他也认为,对于危机自救,民主国家和专制国家的教育也有很大的不同。前者强调公民的素质教育,后者强调的是公民应试教育。
“智利国民从小到大要经过三个独立系统的教育,这三个独立系统互不干扰,消防系统培育国民体能和自救训练,从幼儿园到大学,甚至延续到普通的成年公民的自救自护训练。教会系统,教育公民从小到达的伦理道德和生理卫生教育。教育系统,教授公民从小到大的普通科学教育。而中国的应试教育,是完全脱离生活实际的教育,逃生、自救、脱险、体能,这些能力训练在中国教育里完全缺失。这也是导致汶川地震惨烈死亡的原因之一。”
“严苛限制公民自由的社会,导致全民族人种劣化,要求听话和遵守纪律的奴隶训练方式,导致中国国民人人巨婴化。这也是中国社会危机发生时,全局出现混乱的必然。无论是地震还是一场战争,这是整体国民素质决定的,奴化教育的必然结果。”他补充道。
不遗忘 不放弃追责
汶川地震发生时,金吉(化名)在成都读小学,从未忘记地震中倒塌的学校楼房造成大批学生死亡的情况。现居美国旧金山的金吉计划在5月12日与当地青年行动组织“擦星星事务所”合作播放艾晓明的记录片《我们的娃娃》。“最重要的是不要忘记,因为我觉得,不遗忘是一切的开始。政府是很希望我们忘记这件事情的,但我们去纪念以及我们去追问是很自然的事情,是人本性使然。”她告诉《自由亚洲电台》。她表示,从当年四川地震中倒塌的学校建筑,到近年的白纸运动等等,都不是单一的事件,她看到中国的公民社会行动空间不断缩小,以及随之而来的政府责任不受监管。

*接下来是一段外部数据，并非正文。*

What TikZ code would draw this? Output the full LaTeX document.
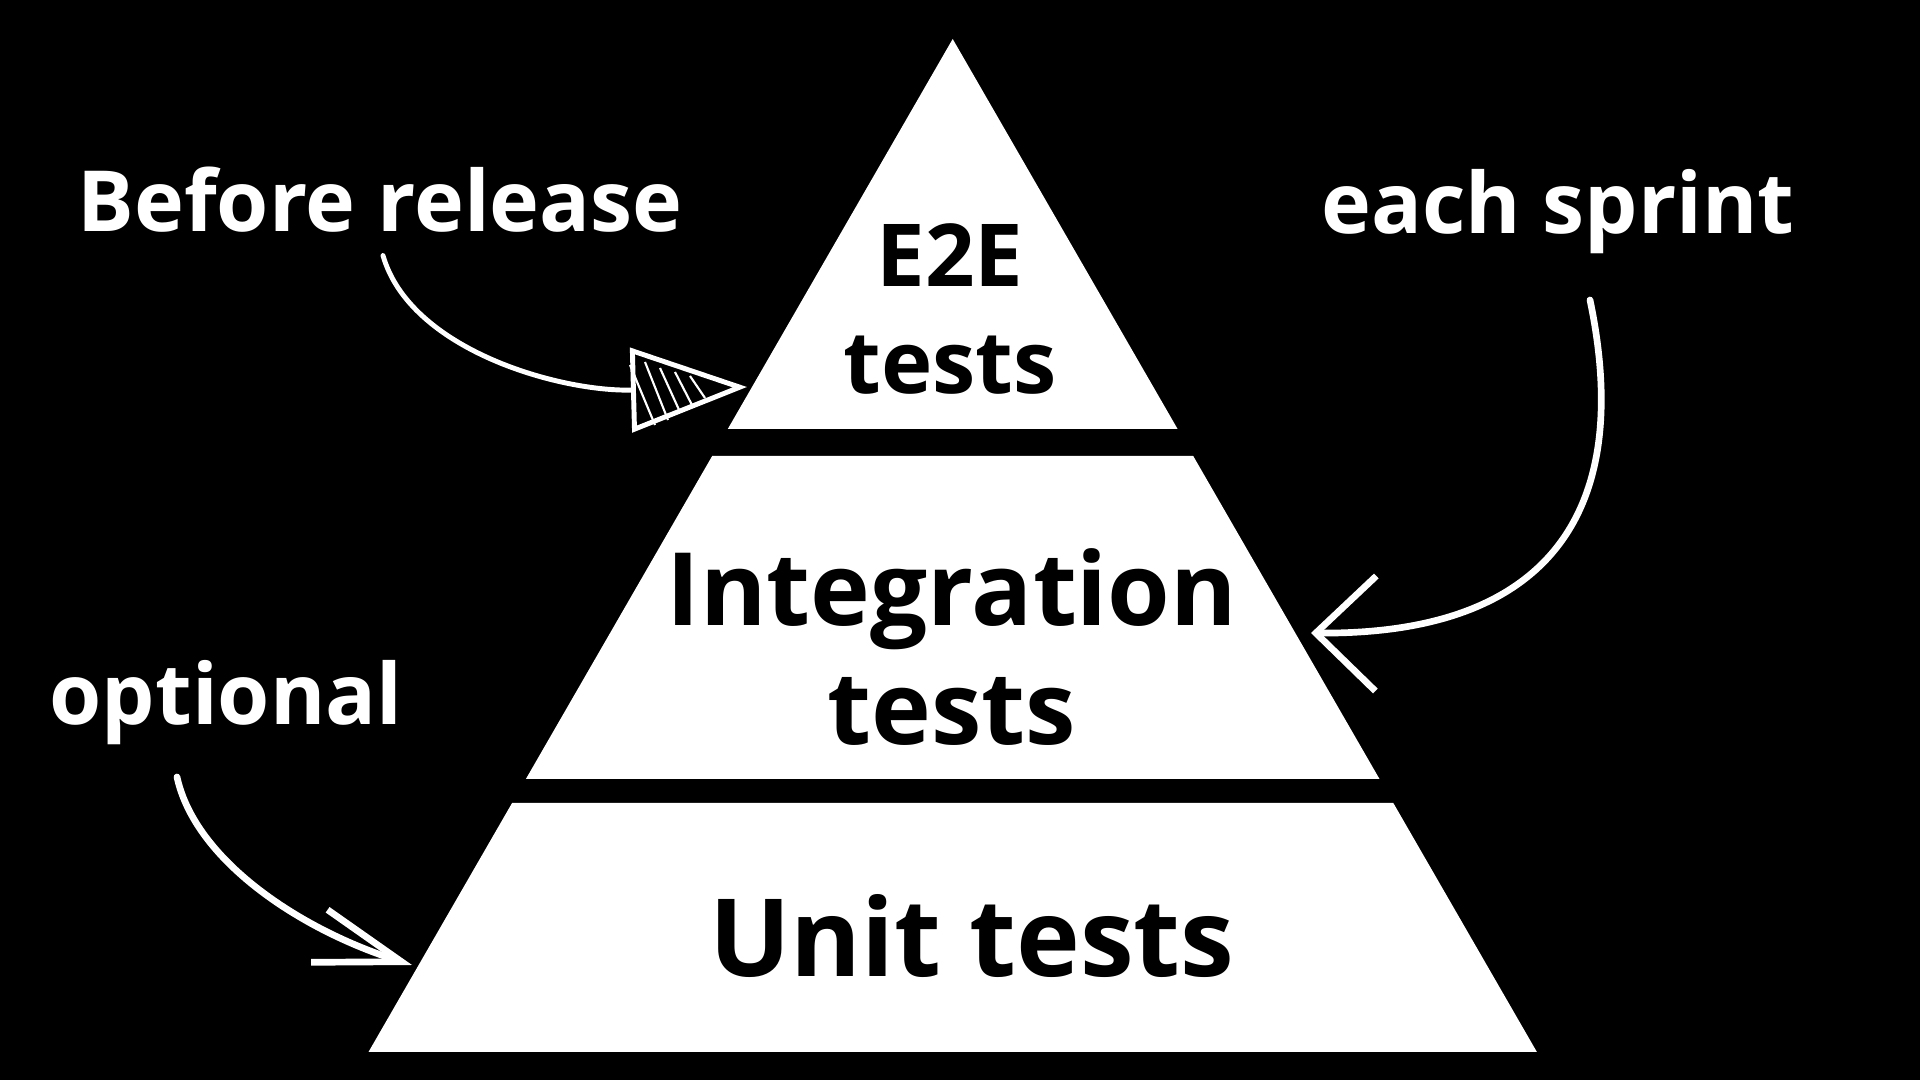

美国纽约城市大学研究生中心政治学教授夏明即将出版新书《中国在震中》,书中分析了2008年以来中国形成的控制体系。夏明说,中国政府当年对四川地震灾后处理的严格控制有一个重要的背景是北京奥运会,这种控制在奥运后被延续,他对此总结为“五子登科”,即枪杆子(军队)、刀把子(警察)、笔杆子(媒体宣传)、密探子和钱袋子。
16年前的5月23日,身在纽约的夏明和HBO(美国家庭票房电视网)团队进入汶川地震灾区拍摄。当时团队在拍摄现场被看似政府密探的人士跟踪,行动很快就受到当地政府阻挠,团队所有人于6月一度被警方抓捕。夏明及其同事担任制片人,HBO出品的记录片《劫后天府泪纵横》于2009年获奥斯卡最佳记录短片提名。
赵兰健则认为,要想改变中国现状,避免下一次汶川地震惨烈灾难的发生,必须首先面对汶川地震灾难的根本原因。中国只有解禁言论打压,建立伪劣工程的追责机制,认知历史性错误。才有可能像智利、台湾、日本一样遭遇地震,而能把生命损失减少到最小化。